On ne prône rien. Cette idée d’une société sans frontières est une belle idée, mais l’actualité te montre également que l’enfermement sur les frontières nationales mène à des intérêts économiques divergents, donc des conflits. Le nationalisme maintient les inégalités. Mais oui, on aspire à ça et le fait de se sentir aussi bien à Barcelone qu’à Paris, cela a suggéré à Gaëtan une écriture qui va dans ce sens. L’engagement politique est plus modeste.

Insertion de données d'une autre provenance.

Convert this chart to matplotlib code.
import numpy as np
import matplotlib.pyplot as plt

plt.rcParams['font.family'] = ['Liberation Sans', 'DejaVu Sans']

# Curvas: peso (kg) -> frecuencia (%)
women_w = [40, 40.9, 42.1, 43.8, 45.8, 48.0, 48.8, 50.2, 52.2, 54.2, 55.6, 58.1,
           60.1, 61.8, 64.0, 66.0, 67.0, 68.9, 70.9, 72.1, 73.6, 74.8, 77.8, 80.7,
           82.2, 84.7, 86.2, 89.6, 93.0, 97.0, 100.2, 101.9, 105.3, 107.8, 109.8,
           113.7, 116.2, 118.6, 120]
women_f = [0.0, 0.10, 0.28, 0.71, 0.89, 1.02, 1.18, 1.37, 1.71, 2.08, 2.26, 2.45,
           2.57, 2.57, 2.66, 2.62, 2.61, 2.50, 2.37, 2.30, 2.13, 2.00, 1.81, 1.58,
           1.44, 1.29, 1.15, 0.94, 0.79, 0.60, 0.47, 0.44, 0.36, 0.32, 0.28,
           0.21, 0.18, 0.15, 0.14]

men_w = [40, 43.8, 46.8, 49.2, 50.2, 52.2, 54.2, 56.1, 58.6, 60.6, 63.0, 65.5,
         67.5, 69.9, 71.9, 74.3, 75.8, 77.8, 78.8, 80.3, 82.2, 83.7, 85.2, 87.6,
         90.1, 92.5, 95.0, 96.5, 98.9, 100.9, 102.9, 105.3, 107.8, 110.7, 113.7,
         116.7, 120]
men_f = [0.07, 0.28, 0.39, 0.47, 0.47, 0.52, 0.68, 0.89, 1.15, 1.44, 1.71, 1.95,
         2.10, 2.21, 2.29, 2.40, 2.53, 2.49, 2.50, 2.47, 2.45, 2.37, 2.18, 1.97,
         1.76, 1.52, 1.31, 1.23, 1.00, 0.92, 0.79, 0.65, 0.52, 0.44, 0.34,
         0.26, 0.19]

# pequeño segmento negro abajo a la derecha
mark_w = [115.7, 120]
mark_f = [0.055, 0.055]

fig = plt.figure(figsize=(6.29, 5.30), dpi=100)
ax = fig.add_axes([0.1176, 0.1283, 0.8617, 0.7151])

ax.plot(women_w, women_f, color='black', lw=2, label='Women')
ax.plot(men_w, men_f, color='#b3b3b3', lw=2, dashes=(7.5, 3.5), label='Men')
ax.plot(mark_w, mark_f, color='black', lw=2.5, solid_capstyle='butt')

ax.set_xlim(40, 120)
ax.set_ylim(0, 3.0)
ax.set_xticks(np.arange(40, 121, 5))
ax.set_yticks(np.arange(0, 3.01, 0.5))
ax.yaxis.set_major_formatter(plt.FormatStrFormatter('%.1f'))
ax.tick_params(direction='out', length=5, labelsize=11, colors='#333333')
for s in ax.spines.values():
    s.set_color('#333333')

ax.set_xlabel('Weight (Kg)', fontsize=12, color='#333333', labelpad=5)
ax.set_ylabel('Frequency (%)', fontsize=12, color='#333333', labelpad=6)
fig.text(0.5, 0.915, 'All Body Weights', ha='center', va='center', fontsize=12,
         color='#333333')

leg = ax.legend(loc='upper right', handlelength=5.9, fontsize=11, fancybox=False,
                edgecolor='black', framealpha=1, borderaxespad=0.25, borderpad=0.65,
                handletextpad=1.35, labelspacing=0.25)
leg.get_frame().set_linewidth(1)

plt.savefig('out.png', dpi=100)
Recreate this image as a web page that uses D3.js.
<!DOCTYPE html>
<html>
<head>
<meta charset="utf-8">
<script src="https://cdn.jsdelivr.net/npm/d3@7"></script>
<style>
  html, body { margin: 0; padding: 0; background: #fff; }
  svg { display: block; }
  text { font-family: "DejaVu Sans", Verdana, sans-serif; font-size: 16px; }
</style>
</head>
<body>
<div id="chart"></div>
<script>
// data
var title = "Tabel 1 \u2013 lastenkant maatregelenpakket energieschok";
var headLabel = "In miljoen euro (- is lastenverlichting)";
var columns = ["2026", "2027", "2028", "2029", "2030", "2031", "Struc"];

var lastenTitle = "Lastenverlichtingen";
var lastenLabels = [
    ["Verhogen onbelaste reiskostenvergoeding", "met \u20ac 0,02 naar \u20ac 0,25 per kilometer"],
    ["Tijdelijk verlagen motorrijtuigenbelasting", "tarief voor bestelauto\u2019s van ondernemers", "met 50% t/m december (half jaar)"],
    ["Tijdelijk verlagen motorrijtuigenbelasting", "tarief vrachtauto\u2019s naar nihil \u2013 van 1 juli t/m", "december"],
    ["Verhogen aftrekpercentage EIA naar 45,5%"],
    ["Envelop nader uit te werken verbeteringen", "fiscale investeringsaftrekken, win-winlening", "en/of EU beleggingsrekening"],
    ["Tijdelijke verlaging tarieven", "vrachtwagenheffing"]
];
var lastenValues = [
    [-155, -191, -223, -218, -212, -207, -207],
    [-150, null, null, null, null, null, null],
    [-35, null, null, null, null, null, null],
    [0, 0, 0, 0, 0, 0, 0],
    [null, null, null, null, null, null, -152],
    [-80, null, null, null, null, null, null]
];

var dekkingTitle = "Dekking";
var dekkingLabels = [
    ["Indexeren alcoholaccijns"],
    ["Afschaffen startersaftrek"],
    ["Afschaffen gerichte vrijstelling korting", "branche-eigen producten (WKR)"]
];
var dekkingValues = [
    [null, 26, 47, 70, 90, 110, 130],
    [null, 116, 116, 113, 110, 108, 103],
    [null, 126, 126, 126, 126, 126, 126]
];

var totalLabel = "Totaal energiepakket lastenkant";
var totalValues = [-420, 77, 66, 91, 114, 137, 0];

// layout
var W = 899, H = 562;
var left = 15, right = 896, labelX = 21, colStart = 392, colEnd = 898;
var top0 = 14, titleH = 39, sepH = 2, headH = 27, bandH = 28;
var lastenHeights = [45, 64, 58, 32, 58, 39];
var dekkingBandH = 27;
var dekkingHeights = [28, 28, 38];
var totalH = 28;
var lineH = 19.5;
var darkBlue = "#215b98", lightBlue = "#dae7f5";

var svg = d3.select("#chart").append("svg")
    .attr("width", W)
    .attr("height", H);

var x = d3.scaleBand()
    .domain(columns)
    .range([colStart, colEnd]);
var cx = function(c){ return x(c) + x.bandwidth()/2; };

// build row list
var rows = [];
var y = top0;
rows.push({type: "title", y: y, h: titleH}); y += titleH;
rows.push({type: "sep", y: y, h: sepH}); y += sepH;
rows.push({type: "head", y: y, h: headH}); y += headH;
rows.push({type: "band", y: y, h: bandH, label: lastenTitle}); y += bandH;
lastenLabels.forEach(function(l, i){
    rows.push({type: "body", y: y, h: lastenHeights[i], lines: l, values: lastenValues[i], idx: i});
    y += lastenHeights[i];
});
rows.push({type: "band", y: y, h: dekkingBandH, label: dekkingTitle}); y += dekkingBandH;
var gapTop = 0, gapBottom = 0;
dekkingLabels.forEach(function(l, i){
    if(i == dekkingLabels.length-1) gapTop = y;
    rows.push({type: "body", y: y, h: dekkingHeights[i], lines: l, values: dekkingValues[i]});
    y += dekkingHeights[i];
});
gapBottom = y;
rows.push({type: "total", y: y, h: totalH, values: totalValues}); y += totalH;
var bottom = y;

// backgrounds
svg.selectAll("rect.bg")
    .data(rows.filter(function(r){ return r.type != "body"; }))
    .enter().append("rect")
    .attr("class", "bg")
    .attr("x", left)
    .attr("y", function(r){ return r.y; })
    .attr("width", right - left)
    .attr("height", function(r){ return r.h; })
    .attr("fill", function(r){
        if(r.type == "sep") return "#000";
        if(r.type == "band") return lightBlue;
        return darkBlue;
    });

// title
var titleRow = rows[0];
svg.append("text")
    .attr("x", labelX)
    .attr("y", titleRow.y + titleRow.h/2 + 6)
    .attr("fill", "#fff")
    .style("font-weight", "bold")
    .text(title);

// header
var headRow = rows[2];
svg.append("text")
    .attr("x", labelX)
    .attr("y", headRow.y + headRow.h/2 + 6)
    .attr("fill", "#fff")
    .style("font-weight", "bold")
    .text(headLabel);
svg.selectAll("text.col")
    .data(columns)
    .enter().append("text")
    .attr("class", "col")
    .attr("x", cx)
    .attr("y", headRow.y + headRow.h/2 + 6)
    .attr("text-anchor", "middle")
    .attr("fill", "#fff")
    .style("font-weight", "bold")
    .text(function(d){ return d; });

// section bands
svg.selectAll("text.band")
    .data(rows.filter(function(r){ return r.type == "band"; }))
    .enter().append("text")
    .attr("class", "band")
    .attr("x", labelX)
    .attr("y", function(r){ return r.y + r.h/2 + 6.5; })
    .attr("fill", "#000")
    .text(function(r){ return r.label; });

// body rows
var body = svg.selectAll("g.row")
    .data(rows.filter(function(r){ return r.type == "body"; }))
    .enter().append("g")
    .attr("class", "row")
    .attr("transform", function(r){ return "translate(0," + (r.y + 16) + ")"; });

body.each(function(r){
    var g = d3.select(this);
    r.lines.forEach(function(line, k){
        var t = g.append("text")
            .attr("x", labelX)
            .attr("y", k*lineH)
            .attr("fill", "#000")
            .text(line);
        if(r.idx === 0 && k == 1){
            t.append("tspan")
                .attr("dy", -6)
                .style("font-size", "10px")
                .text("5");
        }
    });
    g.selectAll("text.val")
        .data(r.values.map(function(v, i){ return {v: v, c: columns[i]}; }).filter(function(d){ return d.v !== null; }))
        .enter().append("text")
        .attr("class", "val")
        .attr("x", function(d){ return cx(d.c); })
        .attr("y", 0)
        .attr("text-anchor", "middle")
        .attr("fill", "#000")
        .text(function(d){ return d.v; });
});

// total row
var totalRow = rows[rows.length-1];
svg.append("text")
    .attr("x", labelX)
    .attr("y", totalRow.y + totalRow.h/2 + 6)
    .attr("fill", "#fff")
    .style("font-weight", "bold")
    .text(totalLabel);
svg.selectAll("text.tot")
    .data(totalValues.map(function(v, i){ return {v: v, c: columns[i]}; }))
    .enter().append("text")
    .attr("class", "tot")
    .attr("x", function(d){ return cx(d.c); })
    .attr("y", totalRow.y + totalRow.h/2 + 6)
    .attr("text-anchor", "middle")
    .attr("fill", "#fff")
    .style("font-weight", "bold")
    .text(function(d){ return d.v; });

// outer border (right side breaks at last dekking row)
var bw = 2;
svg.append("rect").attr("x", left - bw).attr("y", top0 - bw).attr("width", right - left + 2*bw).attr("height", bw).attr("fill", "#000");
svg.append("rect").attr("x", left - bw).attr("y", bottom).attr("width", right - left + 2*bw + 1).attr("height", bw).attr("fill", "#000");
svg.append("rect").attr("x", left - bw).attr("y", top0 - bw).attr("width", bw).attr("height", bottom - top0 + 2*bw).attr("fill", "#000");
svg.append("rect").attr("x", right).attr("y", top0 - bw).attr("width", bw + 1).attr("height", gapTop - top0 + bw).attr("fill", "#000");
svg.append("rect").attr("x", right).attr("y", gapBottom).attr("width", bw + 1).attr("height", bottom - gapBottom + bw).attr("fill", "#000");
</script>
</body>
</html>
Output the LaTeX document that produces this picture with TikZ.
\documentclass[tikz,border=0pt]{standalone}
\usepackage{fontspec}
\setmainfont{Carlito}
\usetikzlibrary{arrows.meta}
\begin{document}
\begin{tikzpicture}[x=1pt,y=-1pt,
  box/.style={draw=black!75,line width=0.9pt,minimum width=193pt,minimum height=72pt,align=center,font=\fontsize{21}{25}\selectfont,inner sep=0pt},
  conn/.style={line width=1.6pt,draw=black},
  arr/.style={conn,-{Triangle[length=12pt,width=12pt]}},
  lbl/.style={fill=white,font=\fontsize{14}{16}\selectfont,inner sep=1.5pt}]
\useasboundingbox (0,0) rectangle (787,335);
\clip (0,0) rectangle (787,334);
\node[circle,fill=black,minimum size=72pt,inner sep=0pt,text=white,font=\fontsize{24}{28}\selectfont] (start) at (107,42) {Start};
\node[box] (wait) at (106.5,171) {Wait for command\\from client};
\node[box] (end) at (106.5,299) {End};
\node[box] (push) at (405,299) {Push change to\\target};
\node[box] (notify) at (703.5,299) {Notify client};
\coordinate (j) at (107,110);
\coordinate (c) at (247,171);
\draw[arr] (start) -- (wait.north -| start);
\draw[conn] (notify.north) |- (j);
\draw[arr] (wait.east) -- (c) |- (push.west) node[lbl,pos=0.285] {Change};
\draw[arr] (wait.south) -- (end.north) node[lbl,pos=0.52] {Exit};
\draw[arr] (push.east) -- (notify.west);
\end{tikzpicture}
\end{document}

Avoir la chance de pouvoir exprimer ce que tu penses est un des éléments pour aller vers plus de beauté, d’apaisement…
Cet attachement à la poésie, c’est aussi dans le sens où comme la musique, elle est un langage commun, elle transcende les frontières ?
Cela n’avait rien d’une intention, elle est vraiment venue en cours de route et s’est imposée comme telle. Elle est venue compléter cette sensation qui musicalement, commençait à se dégager. De fil en aiguille, on l’a appliquée sur deux morceaux avec les textes de Walt Whitman. Au choix des morceaux, Gaëtan a lu le poème de Fernando Pessoa et eu envie de le mettre en chanson. Mais poétique ne veut pas nécessairement dire ronflant. Elle est surtout représentative de notre sensibilité. Cela s’en ressent, je l’espère, dans la musique, car c’est ce qui procure les images et justifie le terme poétique.
Tarmac prend de plus en plus d’importance. Entre celui-ci et Louise Attaque, quel est finalement le projet parallèle de l’autre ?
Le nom Tarmac est venu s’apposer à la fin du processus qui nous a amené à L’Atelier, mais n’a jamais été considéré comme des vacances de Louise Attaque. A la base c’est un projet à part entière mais à deux. Après, pour ce qui est de ses extensions comme faire des concerts, ce sont des propositions que l’on a eues. Dans ce cas, libre à toi de l’accepter ou non. Les circonstances ont fait que Gaëtan et moi avons relevé des choses qui aujourd’hui font exister Tarmac. Tout cela reste assez ouvert. Aussi bien aux opportunités de faire un troisième projet avec d’autres personnes.